By adding an excess of a soluble /insoluble carbonate or hydrogen carbonate to adilute acid, effervescence /fizzing/bubbling out of carbon(IV)oxide gas shows the reaction is taking place. When effervescence /fizzing/bubbling out of the gas is over, excess of the insoluble carbonate is filtered off. The filtrate is heated to concentrate ,allowed to crystallize then washed with distilled water before drying between filter paper papers e.g.
PbCO3 (s) + 2HNO3(aq) -> Pb(NO3) 2(aq) + H2O (l)+ CO2(g)
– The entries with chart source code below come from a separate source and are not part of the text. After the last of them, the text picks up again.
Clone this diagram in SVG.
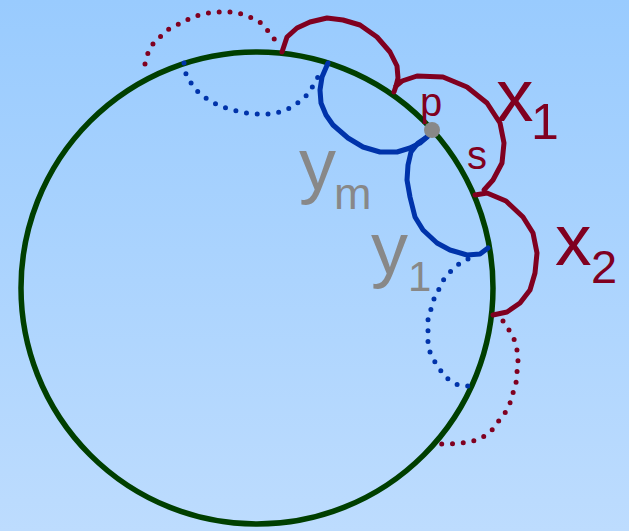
<svg xmlns="http://www.w3.org/2000/svg" width="629" height="531" viewBox="0 0 629 531">
<defs>
<linearGradient id="bg" x1="0" y1="0" x2="0" y2="1">
<stop offset="0" stop-color="#99cbfe"/>
<stop offset="1" stop-color="#bddcfe"/>
</linearGradient>
</defs>
<style>
.red{fill:none;stroke:#800020;stroke-width:5;stroke-linejoin:round;stroke-linecap:round}
.blue{fill:none;stroke:#0033aa;stroke-width:5;stroke-linejoin:round;stroke-linecap:round}
.rdot{fill:none;stroke:#800020;stroke-width:5;stroke-linecap:round;stroke-dasharray:0 10.8}
.bdot{fill:none;stroke:#0033aa;stroke-width:5;stroke-linecap:round;stroke-dasharray:0 10.8}
.t{font-family:"Liberation Sans",Arial,sans-serif}
.tr{fill:#800020}
.tg{fill:#888888}
</style>
<rect width="629" height="531" fill="url(#bg)"/>
<g id="circle">
<circle cx="257" cy="288" r="236" fill="none" stroke="#003f00" stroke-width="5.5"/>
</g>
<g id="connectors">
<path class="rdot" d="M145,64 L148,53 L153,44 L161,36 L169,29 L179,24 L189,19 L199,15 L209,13 L220,12 L231,12 L242,14 L252,18 L261,23 L269,32 L275,40"/>
<path class="bdot" d="M184,63 L186,74 L191,83 L198,92 L207,99 L216,104 L226,108 L237,111 L247,113 L258,114 L269,114 L280,112 L290,108 L299,102 L307,95 L313,86 L318,77 L322,68"/>
<path class="rdot" d="M503,321 L509,330 L514,339 L517,350 L518,361 L517,372 L516,383 L513,393 L510,403 L505,413 L498,422 L492,430 L483,437 L473,441 L462,443 L451,444 L440,444"/>
<path class="bdot" d="M468,259 L459,264 L451,271 L444,279 L439,289 L434,299 L431,309 L428,320 L428,331 L428,342 L430,352 L435,362 L441,371 L448,379 L458,385 L468,386"/>
<path id="red1" class="red" d="M282,52 L287,37 L297,28 L310,22 L327,18 L343,20 L360,25 L377,37 L390,52 L397,66 L398,78 L396,86 L394,92"/>
<path id="red2" class="red" d="M396,86 L402,81 L417,76 L443,77 L467,87 L487,103 L500,123 L504,143 L502,163 L493,180 L484,190"/>
<path id="red3" class="red" d="M475,195 L487,193 L506,201 L523,217 L533,233 L537,253 L535,273 L530,290 L520,303 L507,312 L493,315"/>
<path id="blueM" class="blue" d="M328,63 L322,77 L320,90 L321,103 L326,115 L333,125 L348,138 L363,147 L380,152 L397,152 L410,148 L420,143 L427,137 L432,130"/>
<path id="blue1" class="blue" d="M427,137 L418,143 L411,152 L408,165 L407,180 L410,197 L415,217 L423,230 L437,243 L450,250 L467,255 L480,254 L488,248"/>
</g>
<g id="point-p">
<circle cx="432" cy="130" r="8" fill="#888888"/>
</g>
<g id="labels" class="t">
<text class="tr" x="420" y="116" font-size="40">p</text>
<text class="tr" x="467" y="169" font-size="40">s</text>
<text class="tr" x="496" y="121" font-size="75">x</text>
<text class="tr" x="531" y="139" font-size="50">1</text>
<text class="tr" x="555" y="265" font-size="73">x</text>
<text class="tr" x="591" y="283" font-size="47">2</text>
<text class="tg" x="299" y="190" font-size="74">y</text>
<text class="tg" x="334" y="209" font-size="45">m</text>
<text class="tg" x="371" y="274" font-size="74">y</text>
<text class="tg" x="408" y="291" font-size="42">1</text>
</g>
</svg>
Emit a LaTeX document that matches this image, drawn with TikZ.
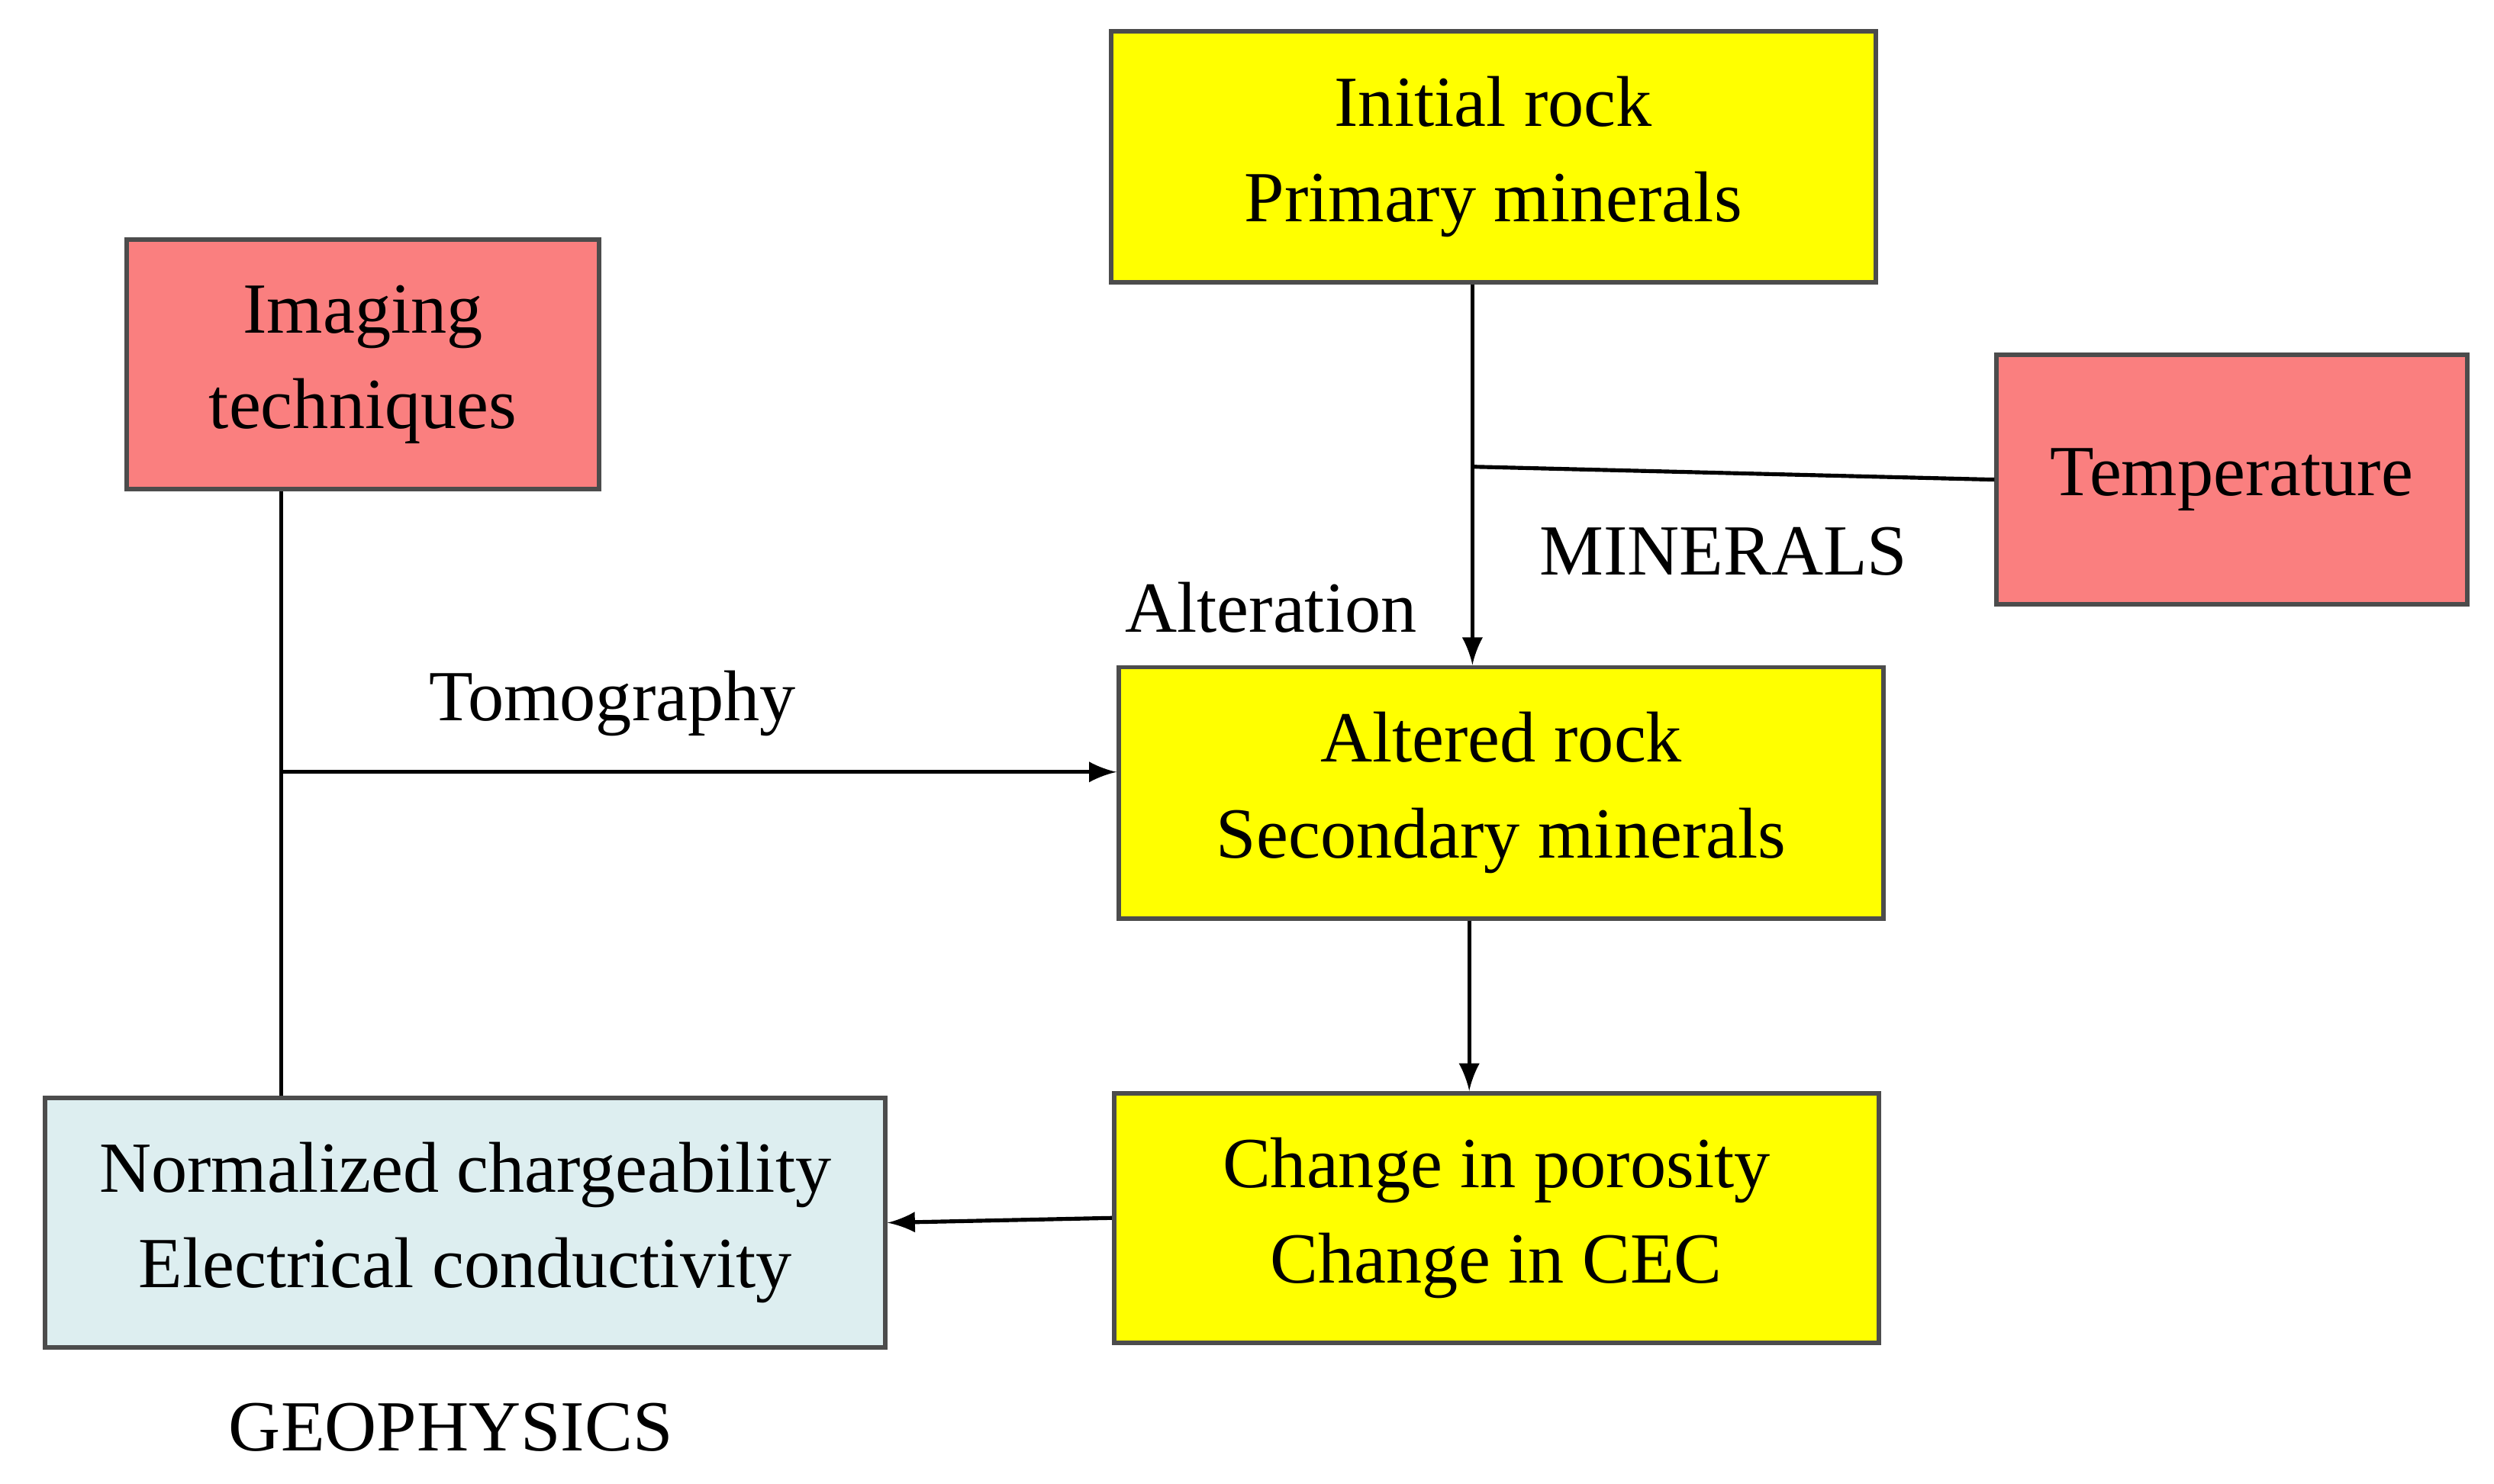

ZnCO3 (s) + 2HNO3(aq) -> Zn(NO3) 2(aq) + H2O (l)+ CO2(g)
CaCO3 (s) + 2HNO3(aq) -> Ca(NO3) 2(aq) + H2O (l)+ CO2(g)
MgCO3 (s) + H2SO4(aq) -> MgSO4(aq) + H2O (l)+ CO2(g)
Cu CO3 (s) + H2SO4(aq) -> CuSO4(aq) + H2O (l) + CO2(g)
Ag2CO3 (s) + 2HNO3(aq) -> 2AgNO3(aq) + H2O (l) + CO2(g)
Na2CO3 (s) + 2HNO3(aq) -> 2NaNO3(aq) + H2O (l) + CO2(g)
K2CO3 (s) + 2HCl(aq) -> 2KCl(aq) + H2O (l) + CO2(g)
NaHCO3 (s) + HNO3(aq) -> NaNO3(aq) + H2O (l) + CO2(g)
KHCO3 (s) + HCl(aq) -> KCl(aq) + H2O (l) + CO2(g)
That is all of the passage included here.